Dataset rows
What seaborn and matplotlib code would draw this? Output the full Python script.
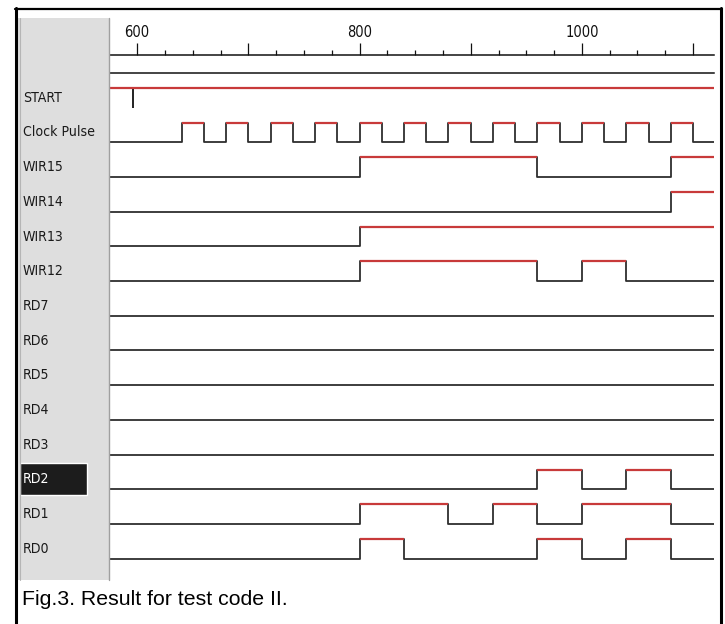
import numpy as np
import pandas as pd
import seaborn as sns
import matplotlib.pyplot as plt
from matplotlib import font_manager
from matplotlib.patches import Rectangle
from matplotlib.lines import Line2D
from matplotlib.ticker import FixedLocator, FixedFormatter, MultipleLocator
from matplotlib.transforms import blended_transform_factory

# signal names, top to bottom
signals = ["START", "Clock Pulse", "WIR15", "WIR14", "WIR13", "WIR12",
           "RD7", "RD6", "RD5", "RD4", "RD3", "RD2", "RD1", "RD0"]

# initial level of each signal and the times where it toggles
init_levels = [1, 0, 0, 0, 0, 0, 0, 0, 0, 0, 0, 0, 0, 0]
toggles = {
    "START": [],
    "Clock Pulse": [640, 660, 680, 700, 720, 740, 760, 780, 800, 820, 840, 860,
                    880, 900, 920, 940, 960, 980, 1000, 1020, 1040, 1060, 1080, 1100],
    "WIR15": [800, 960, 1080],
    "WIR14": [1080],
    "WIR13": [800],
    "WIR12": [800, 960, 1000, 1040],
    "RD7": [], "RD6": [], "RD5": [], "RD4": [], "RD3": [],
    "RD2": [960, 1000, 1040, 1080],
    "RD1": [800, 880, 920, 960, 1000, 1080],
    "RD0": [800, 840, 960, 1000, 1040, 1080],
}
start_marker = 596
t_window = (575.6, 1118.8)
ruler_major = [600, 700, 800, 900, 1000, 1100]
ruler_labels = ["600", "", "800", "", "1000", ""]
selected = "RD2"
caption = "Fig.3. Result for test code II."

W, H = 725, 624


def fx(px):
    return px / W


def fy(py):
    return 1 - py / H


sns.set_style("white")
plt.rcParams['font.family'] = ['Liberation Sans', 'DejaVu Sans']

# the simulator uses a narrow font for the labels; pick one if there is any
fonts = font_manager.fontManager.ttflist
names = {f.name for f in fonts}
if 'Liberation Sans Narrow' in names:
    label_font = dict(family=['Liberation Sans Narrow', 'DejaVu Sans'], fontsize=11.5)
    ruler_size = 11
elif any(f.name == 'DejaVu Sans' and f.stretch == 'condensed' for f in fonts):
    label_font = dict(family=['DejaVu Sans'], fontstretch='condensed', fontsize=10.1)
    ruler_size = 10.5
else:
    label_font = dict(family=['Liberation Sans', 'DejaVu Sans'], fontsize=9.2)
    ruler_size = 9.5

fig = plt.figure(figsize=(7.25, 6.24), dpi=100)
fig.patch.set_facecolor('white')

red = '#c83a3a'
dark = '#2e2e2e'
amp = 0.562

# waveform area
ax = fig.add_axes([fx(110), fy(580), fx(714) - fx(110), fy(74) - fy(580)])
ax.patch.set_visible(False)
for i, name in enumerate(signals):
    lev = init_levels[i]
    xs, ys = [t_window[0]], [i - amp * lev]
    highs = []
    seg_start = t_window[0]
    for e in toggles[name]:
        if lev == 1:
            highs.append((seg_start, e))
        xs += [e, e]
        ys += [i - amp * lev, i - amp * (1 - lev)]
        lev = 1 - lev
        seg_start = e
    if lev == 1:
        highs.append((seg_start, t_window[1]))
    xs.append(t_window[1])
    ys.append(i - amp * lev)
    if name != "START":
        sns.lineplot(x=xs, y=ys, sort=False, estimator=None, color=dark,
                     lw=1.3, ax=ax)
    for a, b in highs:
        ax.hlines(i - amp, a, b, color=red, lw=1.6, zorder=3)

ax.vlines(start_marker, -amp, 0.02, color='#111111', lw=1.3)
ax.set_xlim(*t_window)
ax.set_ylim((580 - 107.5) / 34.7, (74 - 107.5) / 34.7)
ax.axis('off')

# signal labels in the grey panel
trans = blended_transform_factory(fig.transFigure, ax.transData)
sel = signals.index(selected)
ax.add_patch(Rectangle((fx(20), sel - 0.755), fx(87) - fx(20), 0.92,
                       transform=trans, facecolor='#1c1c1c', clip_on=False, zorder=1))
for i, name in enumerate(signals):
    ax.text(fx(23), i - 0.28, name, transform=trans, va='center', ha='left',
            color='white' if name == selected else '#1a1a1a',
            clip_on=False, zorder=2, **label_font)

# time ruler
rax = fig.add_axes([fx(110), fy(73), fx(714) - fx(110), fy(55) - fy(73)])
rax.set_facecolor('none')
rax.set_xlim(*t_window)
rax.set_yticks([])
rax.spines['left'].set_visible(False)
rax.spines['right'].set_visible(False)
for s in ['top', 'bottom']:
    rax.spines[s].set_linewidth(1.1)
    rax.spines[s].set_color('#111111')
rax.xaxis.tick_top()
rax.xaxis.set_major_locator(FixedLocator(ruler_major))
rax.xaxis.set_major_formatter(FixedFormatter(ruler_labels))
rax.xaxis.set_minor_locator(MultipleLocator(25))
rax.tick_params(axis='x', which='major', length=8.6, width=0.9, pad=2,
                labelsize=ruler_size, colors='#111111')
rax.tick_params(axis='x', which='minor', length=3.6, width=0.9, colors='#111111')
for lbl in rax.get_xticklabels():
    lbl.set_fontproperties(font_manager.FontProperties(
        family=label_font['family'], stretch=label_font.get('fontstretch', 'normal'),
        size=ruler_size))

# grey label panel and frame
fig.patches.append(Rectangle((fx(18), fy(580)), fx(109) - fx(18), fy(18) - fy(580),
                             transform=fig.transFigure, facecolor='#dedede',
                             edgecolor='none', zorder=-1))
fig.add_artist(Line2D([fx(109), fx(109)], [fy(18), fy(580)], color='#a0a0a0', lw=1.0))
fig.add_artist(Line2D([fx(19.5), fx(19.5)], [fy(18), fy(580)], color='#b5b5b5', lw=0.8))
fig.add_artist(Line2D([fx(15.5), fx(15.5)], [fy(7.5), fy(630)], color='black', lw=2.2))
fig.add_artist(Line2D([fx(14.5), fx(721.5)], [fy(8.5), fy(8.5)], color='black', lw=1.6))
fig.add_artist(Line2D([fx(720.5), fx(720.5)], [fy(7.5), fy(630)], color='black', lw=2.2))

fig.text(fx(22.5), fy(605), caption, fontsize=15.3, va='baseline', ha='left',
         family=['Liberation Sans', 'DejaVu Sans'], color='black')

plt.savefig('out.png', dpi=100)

* * *

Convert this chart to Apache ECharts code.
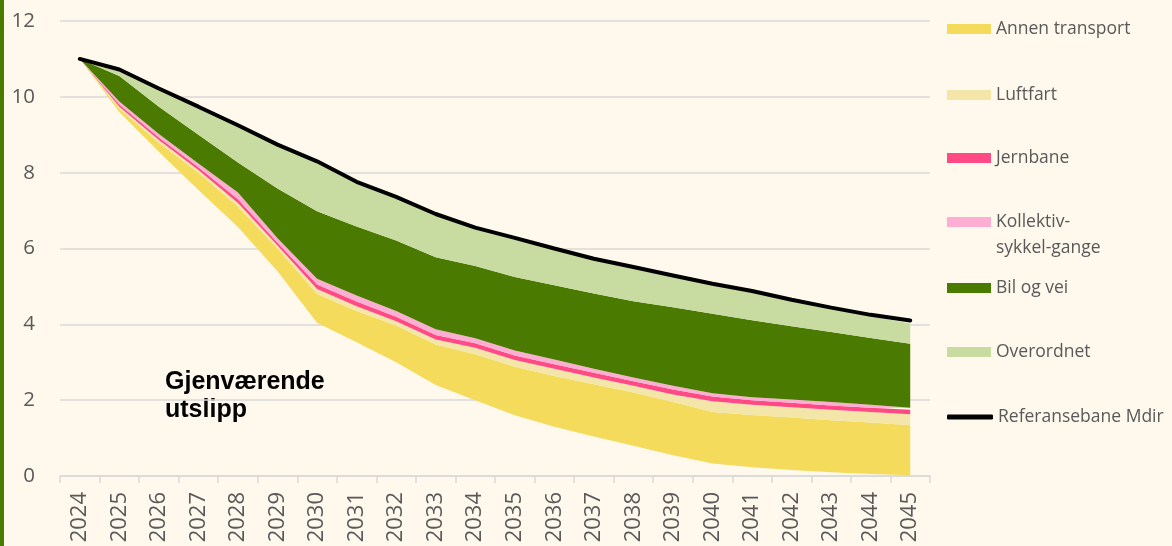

Exercise description
Leave out the pictures, and copy only the lines from the one holding "What seaborn and" through the one holding "plt.rcParams['font.family'] = ['Liberation", exactly as written.

Response
What seaborn and matplotlib code would draw this? Output the full Python script.
import numpy as np
import pandas as pd
import seaborn as sns
import matplotlib.pyplot as plt
from matplotlib import font_manager
from matplotlib.patches import Rectangle
from matplotlib.lines import Line2D
from matplotlib.ticker import FixedLocator, FixedFormatter, MultipleLocator
from matplotlib.transforms import blended_transform_factory

# signal names, top to bottom
signals = ["START", "Clock Pulse", "WIR15", "WIR14", "WIR13", "WIR12",
           "RD7", "RD6", "RD5", "RD4", "RD3", "RD2", "RD1", "RD0"]

# initial level of each signal and the times where it toggles
init_levels = [1, 0, 0, 0, 0, 0, 0, 0, 0, 0, 0, 0, 0, 0]
toggles = {
    "START": [],
    "Clock Pulse": [640, 660, 680, 700, 720, 740, 760, 780, 800, 820, 840, 860,
                    880, 900, 920, 940, 960, 980, 1000, 1020, 1040, 1060, 1080, 1100],
    "WIR15": [800, 960, 1080],
    "WIR14": [1080],
    "WIR13": [800],
    "WIR12": [800, 960, 1000, 1040],
    "RD7": [], "RD6": [], "RD5": [], "RD4": [], "RD3": [],
    "RD2": [960, 1000, 1040, 1080],
    "RD1": [800, 880, 920, 960, 1000, 1080],
    "RD0": [800, 840, 960, 1000, 1040, 1080],
}
start_marker = 596
t_window = (575.6, 1118.8)
ruler_major = [600, 700, 800, 900, 1000, 1100]
ruler_labels = ["600", "", "800", "", "1000", ""]
selected = "RD2"
caption = "Fig.3. Result for test code II."

W, H = 725, 624


def fx(px):
    return px / W


def fy(py):
    return 1 - py / H


sns.set_style("white")
plt.rcParams['font.family'] = ['Liberation Sans', 'DejaVu Sans']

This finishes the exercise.